The Evolution of Water Stable Isotopes Through the Critical Zone: Direct Observations from a Vadose-Zone Monitoring System at the Eel River Critical Zone Observatory
Published in Fall Meeting 2022 - AGU , 2022
Abstract
Interpretation of water flowpaths through the critical zone is aided by stable isotope analysis of waters accessed from soils, groundwater, and streamflow. However, little is known about how water isotope composition evolves along flowpaths from soil to stream, particularly when passing through weathered bedrock. Here, we use novel sampling capabilities to reveal that waters transiting through a deeply weathered, forested hillslope in northern California show seasonal dynamics many meters beneath soils.
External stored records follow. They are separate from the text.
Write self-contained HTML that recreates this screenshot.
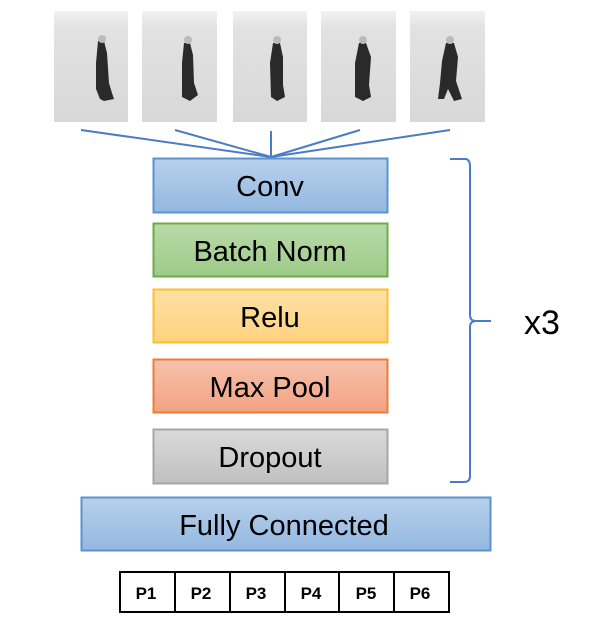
<!DOCTYPE html>
<html><head><meta charset="utf-8"><style>
body{margin:0;background:#fff;width:594px;height:636px;overflow:hidden;font-family:"Liberation Sans",sans-serif}
svg{display:block}
text{font-family:"Liberation Sans",sans-serif}
</style></head><body>
<svg width="594" height="636" viewBox="0 0 594 636">
<defs>
<linearGradient id="gb" x1="0" y1="0" x2="0" y2="1"><stop offset="0" stop-color="#b8d0eb"/><stop offset="1" stop-color="#93b8e1"/></linearGradient>
<linearGradient id="gg" x1="0" y1="0" x2="0" y2="1"><stop offset="0" stop-color="#b9daa9"/><stop offset="1" stop-color="#9ecb88"/></linearGradient>
<linearGradient id="gy" x1="0" y1="0" x2="0" y2="1"><stop offset="0" stop-color="#ffe0a6"/><stop offset="1" stop-color="#ffd27f"/></linearGradient>
<linearGradient id="go" x1="0" y1="0" x2="0" y2="1"><stop offset="0" stop-color="#f6c2ab"/><stop offset="1" stop-color="#f2a283"/></linearGradient>
<linearGradient id="gd" x1="0" y1="0" x2="0" y2="1"><stop offset="0" stop-color="#dadada"/><stop offset="1" stop-color="#c0c0c0"/></linearGradient>
<linearGradient id="gi" x1="0" y1="0" x2="0" y2="1"><stop offset="0" stop-color="#f2f2f2"/><stop offset="0.15" stop-color="#e2e2e2"/><stop offset="1" stop-color="#d8d8d8"/></linearGradient>
</defs>
<g>
<g transform="translate(54,11)"><rect width="74" height="111" fill="url(#gi)"/><path d="M44 30 L50 30 L53 42 L55 72 L58 82 L60 88 L50 90 L46 88 L42 78 L42 52 Z" fill="#2a2a2a"/><circle cx="48" cy="28" r="4" fill="#bbb"/></g>
<g transform="translate(142,11)"><rect width="75" height="111" fill="url(#gi)"/><path d="M42 32 L48 32 L51 44 L52 72 L56 84 L48 90 L40 86 L40 52 Z" fill="#2a2a2a"/><circle cx="46" cy="29" r="4" fill="#bbb"/></g>
<g transform="translate(233,11)"><rect width="74" height="111" fill="url(#gi)"/><path d="M40 32 L47 32 L50 46 L50 74 L52 86 L44 90 L38 86 L37 52 Z" fill="#2a2a2a"/><circle cx="44" cy="29" r="4" fill="#bbb"/></g>
<g transform="translate(321,11)"><rect width="75" height="111" fill="url(#gi)"/><path d="M38 32 L45 32 L50 46 L48 74 L50 86 L42 90 L34 86 L34 52 Z" fill="#2a2a2a"/><circle cx="42" cy="29" r="4" fill="#bbb"/></g>
<g transform="translate(410,11)"><rect width="75" height="111" fill="url(#gi)"/><path d="M36 32 L44 32 L48 46 L46 70 L52 88 L44 90 L38 78 L34 88 L28 88 L30 72 L32 50 Z" fill="#2a2a2a"/><circle cx="40" cy="29" r="4" fill="#bbb"/></g>
</g>
<g stroke="#4a7cc6" stroke-width="2" fill="none">
<line x1="81" y1="130" x2="271" y2="157"/><line x1="175" y1="130" x2="271" y2="157"/><line x1="271" y1="131" x2="271" y2="157"/><line x1="360" y1="130" x2="271" y2="157"/><line x1="450" y1="130" x2="271" y2="157"/>
</g>
<g><rect x="153.5" y="158.5" width="234" height="54" fill="url(#gb)" stroke="#5b93d0" stroke-width="2"/><text x="270" y="196" font-size="29" text-anchor="middle">Conv</text></g>
<g><rect x="153.5" y="223.5" width="234" height="53" fill="url(#gg)" stroke="#6eaa4a" stroke-width="2"/><text x="270" y="261" font-size="29" text-anchor="middle">Batch Norm</text></g>
<g><rect x="153.5" y="289.5" width="234" height="53" fill="url(#gy)" stroke="#fbc02d" stroke-width="2"/><text x="270" y="327" font-size="29" text-anchor="middle">Relu</text></g>
<g><rect x="153.5" y="359.5" width="234" height="53" fill="url(#go)" stroke="#ec7c3a" stroke-width="2"/><text x="270" y="397" font-size="29" text-anchor="middle">Max Pool</text></g>
<g><rect x="153.5" y="429.5" width="234" height="54" fill="url(#gd)" stroke="#a6a6a6" stroke-width="2"/><text x="270" y="467" font-size="29" text-anchor="middle">Dropout</text></g>
<path d="M450 159 L466 159 Q470 160 470 166 L470 315 Q470 321 476 321 L491 321 M476 321 Q470 321 470 327 L470 476 Q470 482 464 482 L450 482" stroke="#4a7cc6" stroke-width="2" fill="none"/>
<text x="524" y="334" font-size="34">x3</text>
<g><rect x="81.5" y="497.5" width="409" height="53" fill="url(#gb)" stroke="#5b93d0" stroke-width="2"/><text x="284" y="535" font-size="29" text-anchor="middle">Fully Connected</text></g>
<g font-size="17" font-weight="bold" text-anchor="middle">
<rect x="120" y="572" width="329" height="40" fill="#fff" stroke="#000" stroke-width="2"/>
<line x1="175" y1="572" x2="175" y2="612" stroke="#000" stroke-width="2"/><line x1="230" y1="572" x2="230" y2="612" stroke="#000" stroke-width="2"/><line x1="285" y1="572" x2="285" y2="612" stroke="#000" stroke-width="2"/><line x1="339" y1="572" x2="339" y2="612" stroke="#000" stroke-width="2"/><line x1="394" y1="572" x2="394" y2="612" stroke="#000" stroke-width="2"/>
<text x="146" y="599">P1</text><text x="201" y="599">P2</text><text x="256" y="599">P3</text><text x="311" y="599">P4</text><text x="366" y="599">P5</text><text x="420" y="599">P6</text>
</g>
</svg>
</body></html>
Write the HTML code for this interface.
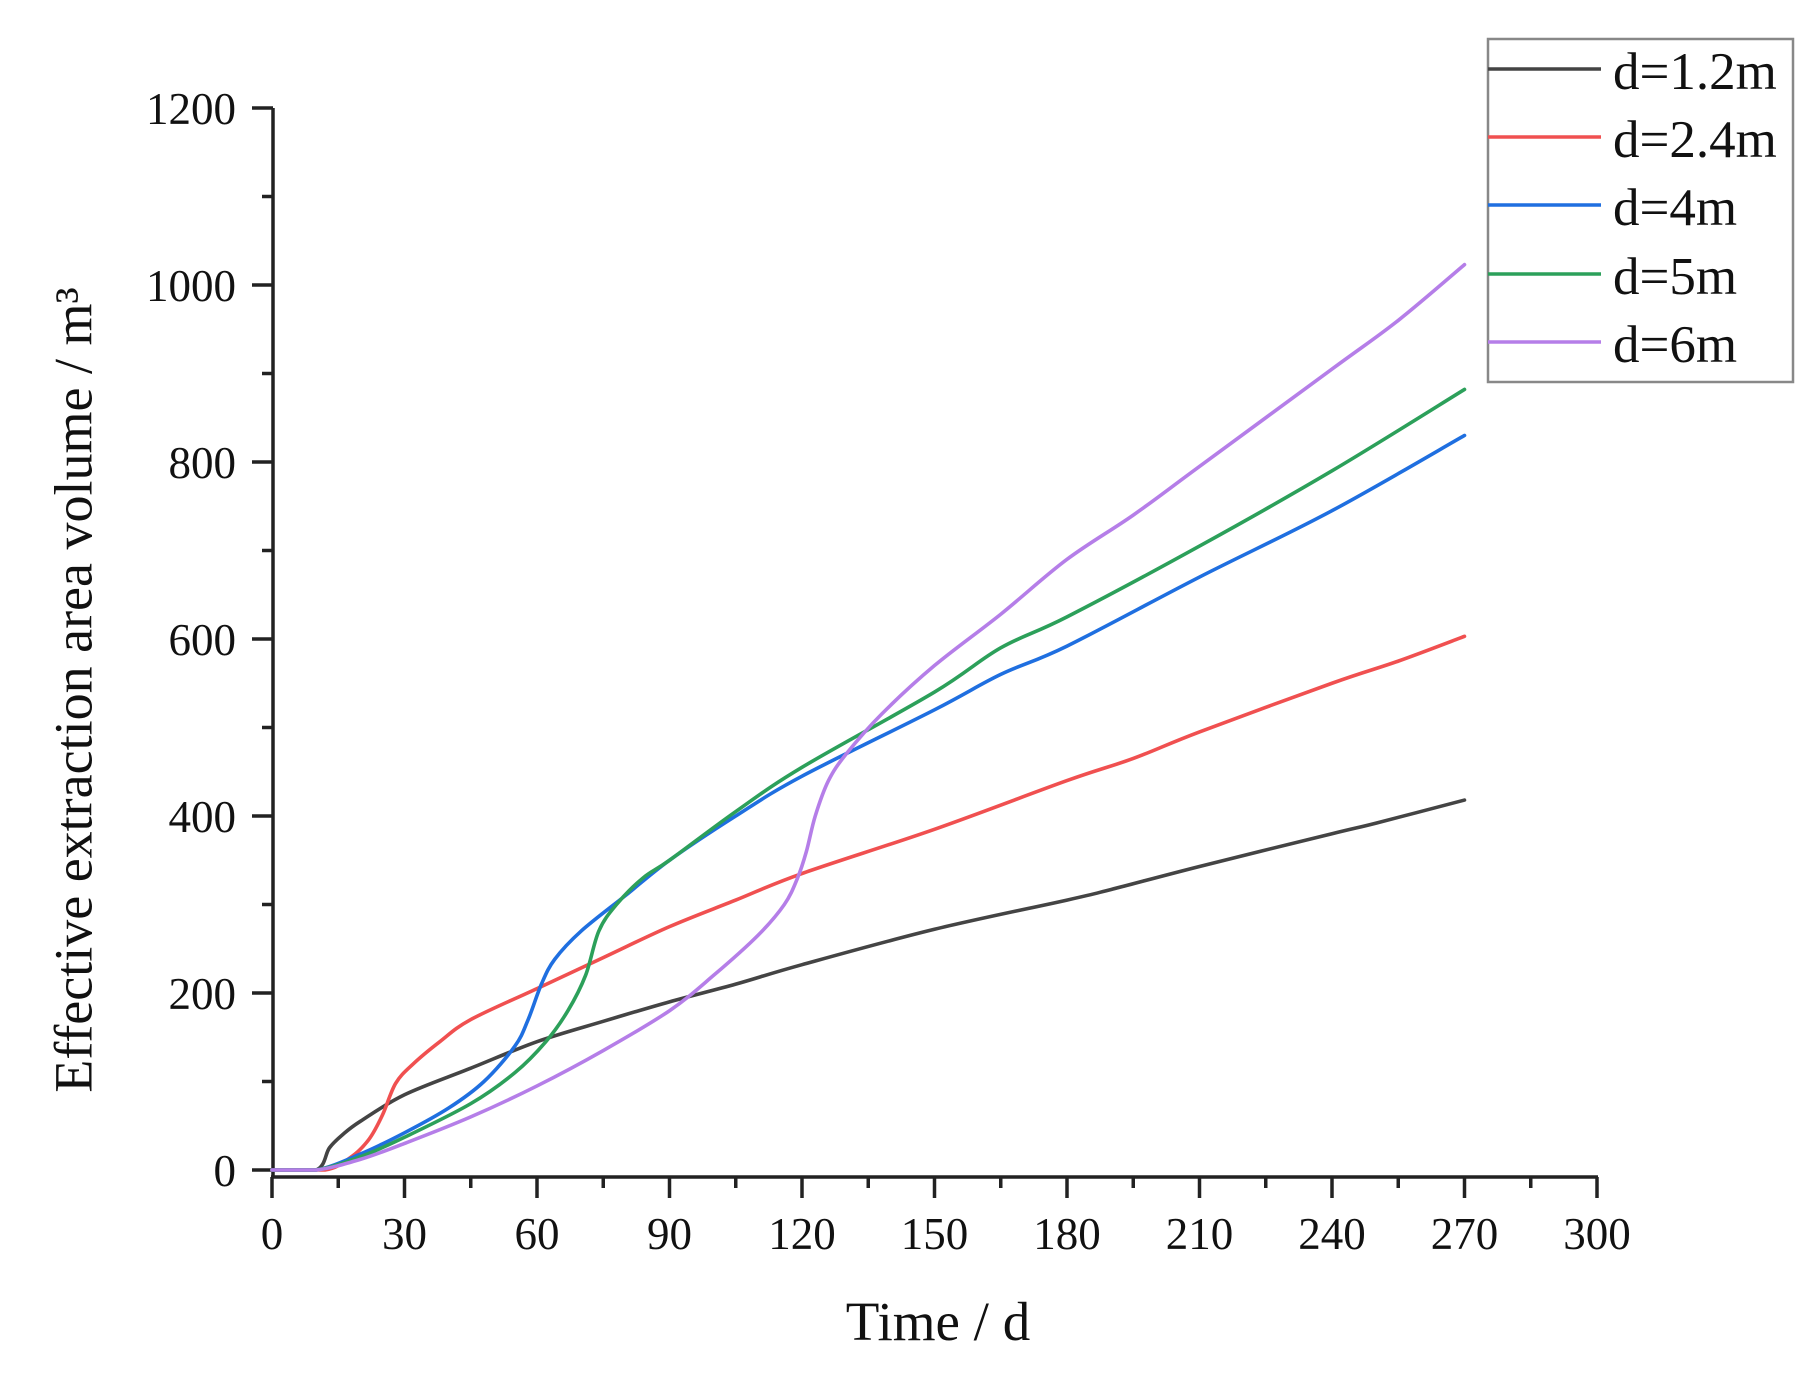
<!DOCTYPE html>
<html><head><meta charset="utf-8"><style>
html,body{margin:0;padding:0;background:#fff;}
svg{display:block;font-family:"Liberation Serif",serif;}
</style></head><body>
<svg id="s" width="1818" height="1380" viewBox="0 0 1818 1380" xmlns="http://www.w3.org/2000/svg">
<rect width="1818" height="1380" fill="#fff"/>
<g id="axes" stroke="#222" stroke-width="3.5" fill="none"></g>
<g id="lbl" fill="#111" font-size="45"></g>
<g id="series" fill="none" stroke-width="3.6" stroke-linejoin="round" stroke-linecap="round"></g>
<text x="79" y="690" font-size="54" fill="#111" text-anchor="middle" transform="rotate(-90 79 690)" dominant-baseline="middle">Effective extraction area volume / m³</text>
<text x="938" y="1340" font-size="55" fill="#111" text-anchor="middle">Time / d</text>
<rect x="1488" y="39" width="305" height="343" fill="#fff" stroke="#888" stroke-width="2.5"/>
<g font-size="53" fill="#111">
<line x1="1488" y1="69" x2="1601" y2="69" stroke="#444" stroke-width="3.5"/><text x="1613" y="89">d=1.2m</text>
<line x1="1488" y1="137" x2="1601" y2="137" stroke="#f05050" stroke-width="3.5"/><text x="1613" y="157">d=2.4m</text>
<line x1="1488" y1="205" x2="1601" y2="205" stroke="#1f6fe0" stroke-width="3.5"/><text x="1613" y="225">d=4m</text>
<line x1="1488" y1="274" x2="1601" y2="274" stroke="#2ca05a" stroke-width="3.5"/><text x="1613" y="294">d=5m</text>
<line x1="1488" y1="342" x2="1601" y2="342" stroke="#b57ee8" stroke-width="3.5"/><text x="1613" y="362">d=6m</text>
</g>
</svg>
<script>
const NS="http://www.w3.org/2000/svg";
const X=d=>272+d*1325/300, Y=v=>1170-v*1062/1200;
const ax=document.getElementById('axes'), lb=document.getElementById('lbl');
function el(p,t,a){const e=document.createElementNS(NS,t);for(const k in a)e.setAttribute(k,a[k]);p.appendChild(e);return e;}
el(ax,'line',{x1:273,y1:108,x2:273,y2:1178});
el(ax,'line',{x1:271,y1:1177,x2:1598,y2:1177});
for(let v=0;v<=1200;v+=100){const y=Y(v);const maj=v%200==0;
 el(ax,'line',{x1:maj?252:262,y1:y,x2:273,y2:y});
 if(maj){const t=el(lb,'text',{x:236,y:y+16,'text-anchor':'end'});t.textContent=v;}}
for(let d=0;d<=300;d+=15){const x=X(d);const maj=d%30==0;
 el(ax,'line',{x1:x,y1:1177,x2:x,y2:maj?1198:1188});
 if(maj){const t=el(lb,'text',{x:x,y:1249,'text-anchor':'middle'});t.textContent=d;}}
const S=[
["#444",[[0,0],[10,0],[13,25],[16,40],[20,55],[30,85],[45,115],[60,145],[75,168],[90,190],[105,210],[120,232],[150,272],[180,305],[190,317],[210,343],[240,380],[250,392],[270,418]]],
["#f05050",[[0,0],[12,0],[18,15],[22,35],[25,62],[28,98],[32,120],[38,145],[45,170],[60,205],[75,240],[90,275],[105,305],[120,335],[150,385],[180,440],[195,465],[210,495],[240,550],[255,575],[270,603]]],
["#1f6fe0",[[0,0],[10,0],[20,18],[30,42],[40,70],[48,100],[55,140],[58,170],[61,210],[64,238],[70,270],[80,310],[90,350],[105,400],[120,445],[150,520],[165,560],[180,592],[210,670],[240,745],[270,830]]],
["#2ca05a",[[0,0],[10,0],[20,15],[30,37],[45,75],[55,110],[62,145],[67,180],[71,220],[74,270],[78,300],[84,330],[90,350],[105,405],[120,455],[150,540],[165,590],[180,625],[210,705],[240,790],[270,882]]],
["#b57ee8",[[0,0],[10,0],[20,12],[30,30],[45,60],[60,95],[75,135],[90,180],[100,220],[110,265],[116,300],[119,330],[121,360],[123,400],[126,440],[130,470],[138,515],[150,570],[165,628],[180,690],[195,740],[210,795],[240,905],[255,960],[270,1023]]]
];
const sg=document.getElementById('series');
for(const [c,pts] of S){const P=pts.map(p=>[X(p[0]),Y(p[1])]);let d="M"+P[0][0]+","+P[0][1];
 for(let i=0;i<P.length-1;i++){const p0=P[Math.max(0,i-1)],p1=P[i],p2=P[i+1],p3=P[Math.min(P.length-1,i+2)];
  let c1=[p1[0]+(p2[0]-p0[0])/6,p1[1]+(p2[1]-p0[1])/6],c2=[p2[0]-(p3[0]-p1[0])/6,p2[1]-(p3[1]-p1[1])/6];
  c1[1]=Math.min(c1[1],1170);c2[1]=Math.min(c2[1],1170);
  d+=` C${c1[0]},${c1[1]} ${c2[0]},${c2[1]} ${p2[0]},${p2[1]}`;}
 el(sg,'path',{d:d,stroke:c});}
</script>
</body></html>
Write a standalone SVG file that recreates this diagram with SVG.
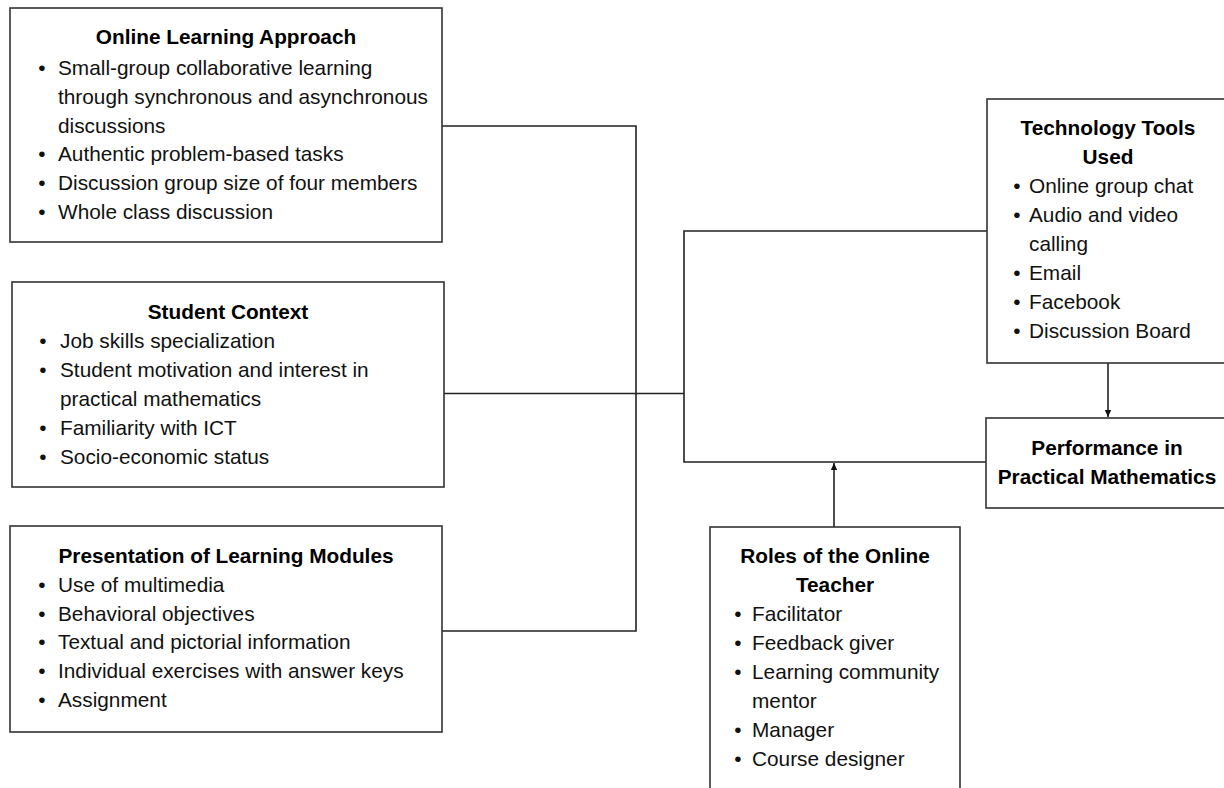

During the dry season, trees extract approximately 270 mm of moisture from weathered bedrock, inducing progressive drying to depths of 12 m. Wet season storms lead to rapid wetting of the thin soils and thick bedrock to a field-capacity like state. Following storms are transmitted to a groundwater system at the base of the 15 m thick weathering profile, that supplies runoff to streams. To capture the evolution of water stable isotopes, precipitation inputs since 2012 have been sampled at daily frequency and we sample waters from discrete ~0.75 m intervals within the weathering profile via a vadose zone monitoring system (VMS). Annual variations in precipitation composition are transmitted within root zone waters to approximately 8 m over a seasonal timescale, but lag input by two or more years. We detect the signal of individual storm events to 4.5 m depth. Even an extreme, atmospheric river event, that delivered exceptionally light water, did not perturb the deeper rock moisture composition, meaning water delivered to groundwater is isotopically invariant. This indicates that the weathered and fractured bedrock has a large mixing volume or rock moisture that dampens the isotopic variability of arriving waters. A storage-selection model is applied to the data to estimate the transit time distribution of water in the root-zone. Waters cryogenically extracted from weathered bedrock samples are consistently more isotopically depleted than waters sampled from the VMS, except for some saprolite samples during wet periods. We conclude that seasonal dynamics in isotopic inputs extend many meters beyond the soil into the deeper rock moisture zone, and propose that mixing of dynamic and non-dynamic water storage in the root-zone determines the water isotopic composition passed to the deeper vadose zone and groundwater.